News
Specialty Markets: N.G. Williams & Associates
Published on July 1, 1998 by Gary Durrant
Nigel Williams has seen his share of unusual risks during an insurance career which has spanned 47 years, and admits that not much could surprise him now.
"Over the years, we've had a real chuckle here and there," he laughs as he recalls some of the more memorable risks to come his way. "I remember one time, a female wrestler was going on a tour of the Far East. It seems that part of her act included the use of a 12-foot-long python. What she did with the python was never made exactly clear, but she did need insurance for it. We were eventually able to provide the coverage for the snake."
While this example of a hard-to-place risk isn't entirely commonplace, it's not totally unexpected for N.G. Williams and Associates either. The specialty market company, based in Vancouver, acts as an intermediary by providing market support to brokers, enabling them to write difficult risks without a contract. "We have quite a mixture of business actually," Williams explains. "For the most part, we are involved with heavy equipment - logging trucks and that sort of thing. But we handle overseas projects as well as inland marine."
Examples of offshore business the company has handled over the years include the construction of several schools and gymnasiums in Russia, power stations in Cuba and insurance coverage of several tree farms in Chile.
"A lot of our business consists of fairly mundane things, but we'll tackle virtually anything that is unusual," Williams explains. Last year, we provided the coverage for the equipment used by the Canadian Mount Everest expedition. Our business comes to us from both big and small brokers across the country but mainly from the western provinces."
"A broker from Calgary, for example, will call us and say "Listen, we've got an oil company here that is interested in a project in Russia near the Caspian Sea," Williams says. "This situation actually occurred a couple of years ago, and we were able to provide the coverage for the equipment that was going there.
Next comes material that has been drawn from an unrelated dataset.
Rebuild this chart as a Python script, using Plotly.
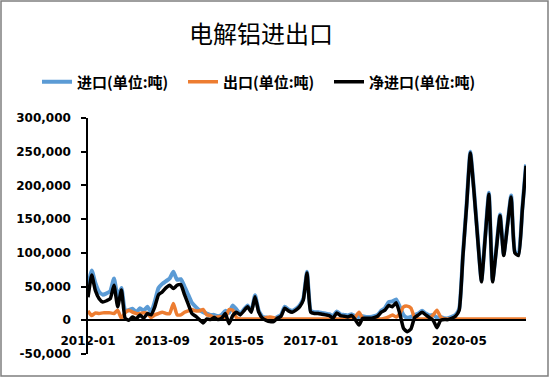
import plotly.graph_objects as go
import pandas as pd

# Monthly categories 2012-01 .. 2021-11
months = pd.date_range("2012-01-01", periods=119, freq="MS").strftime("%Y-%m").tolist()
x_tick_labels = ["2012-01", "2013-09", "2015-05", "2017-01", "2018-09", "2020-05"]
y_tick_values = [-50000, 0, 50000, 100000, 150000, 200000, 250000, 300000]
y_tick_labels = ["-50,000", "0", "50,000", "100,000", "150,000", "200,000", "250,000", "300,000"]

imports = [
    48000, 74000, 55000, 42000, 38000, 40000, 43000, 62000, 35000, 48000, 14000, 15000,
    17000, 12000, 18000, 14000, 20000, 12000, 28000, 48000, 54000, 58000, 62000, 72000,
    60000, 61000, 50000, 38000, 26000, 20000, 15000, 12000, 10000, 8000, 8000, 6000,
    8000, 14000, 11000, 22000, 16000, 10000, 16000, 22000, 14000, 37000, 14000, 5000,
    4000, 3000, 2000, 5000, 8000, 20000, 16000, 14000, 17000, 22000, 32000, 72000,
    14000, 12000, 12000, 11000, 10000, 9000, 6000, 13000, 9000, 8000, 7000, 9000,
    6000, 5000, 6000, 5000, 5000, 6000, 8000, 14000, 18000, 27000, 28000, 31000,
    20000, 8000, 4000, 5000, 8000, 10000, 14000, 10000, 7000, 8000, 4000, 5000,
    3000, 3000, 5000, 8000, 17000, 97000, 172000, 250000, 192000, 122000, 59000, 124000,
    189000, 59000, 107000, 157000, 98000, 142000, 185000, 102000, 98000, 165000, 231000,
]
exports = [
    14000, 7000, 11000, 10000, 11000, 11000, 11000, 10000, 15000, 3000, 11000, 15000,
    12000, 10000, 10000, 11000, 10000, 4000, 8000, 10000, 12000, 10000, 10000, 25000,
    8000, 8000, 12000, 14000, 16000, 14000, 14000, 16000, 8000, 7000, 4000, 5000,
    5000, 4000, 16000, 15000, 4000, 2000, 2000, 2000, 2000, 2000, 2000, 2000,
    4000, 5000, 4000, 2000, 2000, 2000, 2000, 2000, 2000, 2000, 2000, 2000,
    2000, 2000, 2000, 2000, 2000, 2000, 3000, 2000, 2000, 2000, 2000, 2000,
    5000, 12000, 3000, 2000, 2000, 2000, 2000, 2000, 3000, 5000, 8000, 5000,
    10000, 20000, 21000, 18000, 4000, 2000, 2000, 2000, 3000, 8000, 15000, 5000,
    2000, 2000, 2000, 2000, 2000, 2000, 2000, 2000, 2000, 2000, 2000, 2000,
    2000, 2000, 2000, 2000, 2000, 2000, 2000, 2000, 2000, 2000, 2000,
]
net_imports = [
    34000, 67000, 44000, 32000, 27000, 29000, 32000, 52000, 20000, 45000, 3000, 0,
    5000, 2000, 8000, 3000, 10000, 8000, 20000, 38000, 42000, 48000, 52000, 47000,
    52000, 53000, 38000, 24000, 10000, 6000, 1000, -4000, 2000, 1000, 4000, 1000,
    3000, 10000, -5000, 7000, 12000, 8000, 14000, 20000, 12000, 35000, 12000, 3000,
    0, -2000, -2000, 3000, 6000, 18000, 14000, 12000, 15000, 20000, 30000, 70000,
    12000, 10000, 10000, 9000, 8000, 7000, 3000, 11000, 7000, 6000, 5000, 7000,
    1000, -7000, 3000, 3000, 3000, 4000, 6000, 12000, 15000, 22000, 20000, 26000,
    10000, -12000, -17000, -13000, 4000, 8000, 12000, 8000, 4000, 0, -11000, 0,
    1000, 1000, 3000, 6000, 15000, 95000, 170000, 248000, 190000, 120000, 57000, 122000,
    187000, 57000, 105000, 155000, 96000, 140000, 183000, 100000, 96000, 163000, 229000,
]

series_names = ["进口(单位:吨)", "出口(单位:吨)", "净进口(单位:吨)"]
series_colors = ["#5B9BD5", "#ED7D31", "#000000"]
series_widths = [4, 3.5, 3.5]

fig = go.Figure()
for name, vals, color, w in zip(series_names, [imports, exports, net_imports], series_colors, series_widths):
    fig.add_trace(go.Scatter(
        x=months, y=vals, name=name, mode="lines",
        line=dict(color=color, width=w, shape="spline", smoothing=0.45),
    ))

L, R, T, B = 88, 24, 118, 24
W, H = 550, 378
pw, ph = W - L - R, H - T - B

fig.update_layout(
    width=W, height=H,
    margin=dict(l=L, r=R, t=T, b=B),
    paper_bgcolor="white", plot_bgcolor="white",
    title=dict(text="电解铝进出口", x=261 / W, xref="container", xanchor="center",
               y=1 - 35 / H, yref="container", yanchor="middle",
               font=dict(family="Noto Sans CJK SC", size=24, color="black")),
    legend=dict(orientation="h", x=(37 - L) / pw, xanchor="left",
                y=(H - B - 82) / ph, yanchor="middle",
                font=dict(family="Noto Sans CJK SC", size=15, color="black", weight="bold"),
                itemwidth=30, tracegroupgap=0,
                entrywidth=101, entrywidthmode="pixels"),
    xaxis=dict(type="category", range=[0, len(months) - 1],
               tickvals=x_tick_labels, ticktext=x_tick_labels,
               showline=True, linecolor="black", linewidth=1.5,
               showgrid=False, zeroline=False,
               anchor="free", position=50000 / 350000,
               ticks="outside", ticklen=10, tickcolor="rgba(0,0,0,0)",
               tickfont=dict(family="DejaVu Sans", size=12, color="black", weight="bold")),
    yaxis=dict(range=[-50000, 300000], tickvals=y_tick_values, ticktext=y_tick_labels,
               showline=True, linecolor="black", linewidth=1.5,
               showgrid=False, zeroline=False,
               ticks="outside", ticklen=5, tickwidth=1.5, tickcolor="black",
               ticklabelstandoff=8,
               tickfont=dict(family="DejaVu Sans", size=12, color="black", weight="bold")),
    shapes=[dict(type="rect", xref="paper", yref="paper",
                 x0=(1 - L) / pw, x1=(548 - L) / pw,
                 y0=(H - B - 376) / ph, y1=(H - B - 1) / ph,
                 line=dict(color="#7f7f7f", width=1.5), fillcolor="rgba(0,0,0,0)",
                 layer="below")],
)

fig.write_html("out.html", config={"displayModeBar": False},
               post_script="document.body.style.margin='0';document.body.style.overflow='hidden';")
This was pretty wild stuff back in those days - they had to have armed guards riding shotgun on top of the train.
"Most of our business - probably 90 per cent is set up with various facilities we have with Lloyds of London," he says, but we have also had excellent support from the Ecclesiastical, Kingsway and Chubb."
Specializing in providing coverage for logging trucks, hotels, sawmills and truck cargo liability isn't the extent of the services Williams and Associates offers. "We are always looking for innovative programs, and have been involved in a number of interesting things over the years. For example, I believe there is a very real need for coverage to protect against product recall.
"Not long ago, one of our accounts, a chocolate manufacturer, was forced to recall all of its product. It seems a disgruntled former employee had fired off a little note to the company's customers and the media saying the product had been tampered with. The end result was the company had to recall all of its product, and by not having the appropriate insurance, it went out of business. The company later re-surfaced under a new name, and needless to say, now has this kind of coverage.
Another thing which I think is going to become a major product in the future is coverage for standing timber."
At one time people would say why would you want to insure trees - there's so many of them. But nowadays, with Banks and other financial institutions getting involved and putting up big money for work in the forests, they realize they have got to get the trees insured.
"This was brought home even more forcefully as a result of the damage caused by the ice storms in Eastern Canada. We currently have facilities for this type of risk, and, in fact, we've provided coverage for half a dozen projects in B.C. already."
Williams, now 65, makes no bones about the fact that he is slowing down his pace. In 1989 his son Glen joined the firm, and is now taking over from his father. "We are also fortunate to have Joerg Schneider working with us. He's been in the insurance business almost as long as I have.
"As a matter of fact," he laughs, "I recently moved my own office to the back corner so I would be able to slip out the side door whenever I want to take a break. So you could say that I'm starting to wind down."